TITLE: Commedia dell’Arte Arlecchino
TYPE: face mask
GENERAL REGION: Europe
COUNTRY: Italy
ETHNICITY: Italian
DESCRIPTION: Arlecchino (Harlequin) half mask
CATALOG ID: EUIT001
MAKER: Graziano “Safir” Viale (Lonigo [Vicenza], 1959- )
CEREMONY: Commedia dell’Arte; Carnival
AGE: 2013
MAIN MATERIAL: leather
OTHER MATERIALS: paint; hardware
The Commedia dell’Arte was a form of public entertainment that succeeded the classical Roman theater in Italy. Like classical theater, Commedia performers wore leather masks to represent stock characters and often performed in amphitheaters to large audiences. However, the Commedia differed in having only a very basic plot sketch, with most of the lines invented extemporaneously by the actors. The Commedia‘s ability to stay topical and its frequent resort to vulgar humor, combined with the considerable talent of Italian troupes that traveled throughout Europe, made this form of theater extremely popular throughout the early 17th to late 19th centuries. Masked actors had to compensate for their inability to convey facial emotion through posture, gesture, and vocal nuance.
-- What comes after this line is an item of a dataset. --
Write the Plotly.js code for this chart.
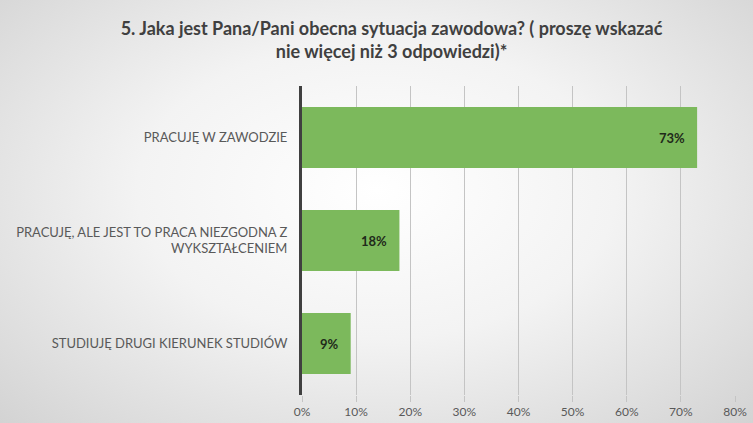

Arlecchino, known in English as Harlequin, was long a popular stock character of the Commedia. His always wears a black half mask with quizzically arched eyebrows and a wrinkled forehead. Originally, his costume was a peasant’s shirt and long trousers, both covered with patches to indicate poverty. It later developed into a stylized, tight-fitting suit decorated with colorful triangles and diamond shapes. Arlecchino also began carrying a batte, or slapstick, at some point. The character represents a witty and capricious gentleman’s valet, amorous of the serving maids and sometimes clownishly credulous.